Después vinieron Horton escucha a Quién (2008), The Lorax (2012) y The Grinch (2018). Todas en animación digital, todas pensadas para públicos masivos, todas visualmente espectaculares. Algunas respetaron mejor el espíritu original que otras.
Horton mantuvo la idea esencial de que “una persona es una persona, por pequeña que sea”, una frase que hoy suena casi radical. The Lorax, en cambio, sufrió una paradoja brutal: una película ecologista convertida en fenómeno de merchandising. Dr. Seuss habría levantado una ceja. Como mínimo.
Las películas de Dr. Seuss son un buen termómetro cultural. Cuanto más se suaviza el mensaje, más grande es el presupuesto. Cuanto más incómodo es el contenido, más corto suele ser el metraje. Aun así, algo sobrevive. Las historias siguen hablando de sistemas absurdos, de líderes ridículos y de individuos que se rebelan, aunque ahora lo hagan con chistes más amables.
El problema no es que se adapten; es que se expliquen demasiado. Dr. Seuss confiaba en la inteligencia del lector. El cine, a menudo, no confía tanto en la del espectador.
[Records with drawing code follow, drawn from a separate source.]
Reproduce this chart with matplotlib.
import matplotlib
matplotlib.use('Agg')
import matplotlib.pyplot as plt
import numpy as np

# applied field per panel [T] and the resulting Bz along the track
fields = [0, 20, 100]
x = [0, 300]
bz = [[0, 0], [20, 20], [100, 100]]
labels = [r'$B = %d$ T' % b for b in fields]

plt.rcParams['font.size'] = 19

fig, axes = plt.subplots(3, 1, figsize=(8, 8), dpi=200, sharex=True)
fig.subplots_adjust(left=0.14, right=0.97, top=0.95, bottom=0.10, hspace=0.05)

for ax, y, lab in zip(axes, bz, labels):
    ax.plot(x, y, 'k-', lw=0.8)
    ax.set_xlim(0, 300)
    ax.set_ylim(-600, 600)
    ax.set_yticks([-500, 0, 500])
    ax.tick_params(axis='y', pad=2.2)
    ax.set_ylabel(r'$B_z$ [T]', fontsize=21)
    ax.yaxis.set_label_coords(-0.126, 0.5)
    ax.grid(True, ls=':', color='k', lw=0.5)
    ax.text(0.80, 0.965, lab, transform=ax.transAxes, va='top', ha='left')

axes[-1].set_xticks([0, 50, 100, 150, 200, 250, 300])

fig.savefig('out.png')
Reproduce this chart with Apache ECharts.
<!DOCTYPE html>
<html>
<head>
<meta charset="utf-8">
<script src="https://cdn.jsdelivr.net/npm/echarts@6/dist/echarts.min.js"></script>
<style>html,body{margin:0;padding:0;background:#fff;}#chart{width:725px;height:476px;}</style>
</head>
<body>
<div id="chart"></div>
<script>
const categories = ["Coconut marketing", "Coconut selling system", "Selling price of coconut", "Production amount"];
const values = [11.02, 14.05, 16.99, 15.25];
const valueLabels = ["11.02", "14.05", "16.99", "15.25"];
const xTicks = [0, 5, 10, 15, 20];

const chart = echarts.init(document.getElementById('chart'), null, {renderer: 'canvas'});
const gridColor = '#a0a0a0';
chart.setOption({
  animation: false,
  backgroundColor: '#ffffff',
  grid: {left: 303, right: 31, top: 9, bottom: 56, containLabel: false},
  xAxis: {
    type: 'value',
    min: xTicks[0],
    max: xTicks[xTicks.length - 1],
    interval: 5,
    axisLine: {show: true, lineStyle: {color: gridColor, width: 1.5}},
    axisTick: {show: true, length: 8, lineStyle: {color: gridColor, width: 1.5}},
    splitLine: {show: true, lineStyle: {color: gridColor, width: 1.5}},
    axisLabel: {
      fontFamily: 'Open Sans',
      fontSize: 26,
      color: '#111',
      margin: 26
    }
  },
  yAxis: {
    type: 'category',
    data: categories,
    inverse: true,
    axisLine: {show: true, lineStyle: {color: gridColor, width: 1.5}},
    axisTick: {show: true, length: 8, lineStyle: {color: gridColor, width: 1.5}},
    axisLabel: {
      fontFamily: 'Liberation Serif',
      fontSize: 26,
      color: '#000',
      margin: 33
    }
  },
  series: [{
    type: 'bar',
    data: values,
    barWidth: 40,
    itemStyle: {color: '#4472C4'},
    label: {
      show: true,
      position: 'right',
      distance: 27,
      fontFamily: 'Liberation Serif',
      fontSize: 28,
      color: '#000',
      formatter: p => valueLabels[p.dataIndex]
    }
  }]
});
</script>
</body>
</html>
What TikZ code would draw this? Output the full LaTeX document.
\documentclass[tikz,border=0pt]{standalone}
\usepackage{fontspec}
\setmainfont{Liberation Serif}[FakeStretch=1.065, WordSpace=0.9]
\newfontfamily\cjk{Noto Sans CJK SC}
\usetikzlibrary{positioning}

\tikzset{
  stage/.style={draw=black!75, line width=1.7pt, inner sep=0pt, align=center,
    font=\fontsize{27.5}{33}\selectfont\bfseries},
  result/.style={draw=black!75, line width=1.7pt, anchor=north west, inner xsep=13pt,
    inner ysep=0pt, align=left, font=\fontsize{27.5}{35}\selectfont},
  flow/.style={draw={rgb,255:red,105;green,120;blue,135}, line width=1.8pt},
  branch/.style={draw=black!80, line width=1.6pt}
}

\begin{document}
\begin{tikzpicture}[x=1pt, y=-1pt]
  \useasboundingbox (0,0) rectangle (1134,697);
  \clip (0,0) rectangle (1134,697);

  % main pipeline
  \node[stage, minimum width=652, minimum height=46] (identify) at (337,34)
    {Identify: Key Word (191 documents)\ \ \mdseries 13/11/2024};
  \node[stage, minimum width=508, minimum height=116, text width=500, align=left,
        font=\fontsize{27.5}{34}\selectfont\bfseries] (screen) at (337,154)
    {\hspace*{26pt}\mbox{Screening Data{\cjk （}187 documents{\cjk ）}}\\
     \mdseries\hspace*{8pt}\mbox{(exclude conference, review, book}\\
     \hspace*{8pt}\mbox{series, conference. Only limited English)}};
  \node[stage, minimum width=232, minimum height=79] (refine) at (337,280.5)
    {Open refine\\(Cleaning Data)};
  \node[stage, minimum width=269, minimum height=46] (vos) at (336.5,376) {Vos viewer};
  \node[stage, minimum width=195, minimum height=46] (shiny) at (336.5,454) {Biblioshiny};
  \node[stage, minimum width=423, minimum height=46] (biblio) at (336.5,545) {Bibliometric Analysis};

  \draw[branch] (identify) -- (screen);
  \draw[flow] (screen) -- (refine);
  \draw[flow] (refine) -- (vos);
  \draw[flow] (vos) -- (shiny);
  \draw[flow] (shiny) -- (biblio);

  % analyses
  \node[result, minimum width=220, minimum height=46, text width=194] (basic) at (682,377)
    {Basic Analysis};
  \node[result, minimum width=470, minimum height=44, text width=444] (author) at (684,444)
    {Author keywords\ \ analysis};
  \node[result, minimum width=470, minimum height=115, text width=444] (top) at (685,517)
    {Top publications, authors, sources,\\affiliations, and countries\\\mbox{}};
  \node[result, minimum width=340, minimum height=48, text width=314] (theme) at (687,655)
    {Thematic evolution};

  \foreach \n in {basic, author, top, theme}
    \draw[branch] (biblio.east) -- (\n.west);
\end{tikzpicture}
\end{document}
Dr. Seuss no quería espectadores pasivos ni lectores obedientes. Quería gente que pensara mientras se reía. Y quizá por eso, incluso cuando Hollywood lo pule y lo convierte en franquicia, algo de su caos sigue colándose por la pantalla. Como un gato con sombrero que entra en casa cuando nadie mira y lo pone todo patas arriba. Sin pedir perdón. Y sin irse del todo.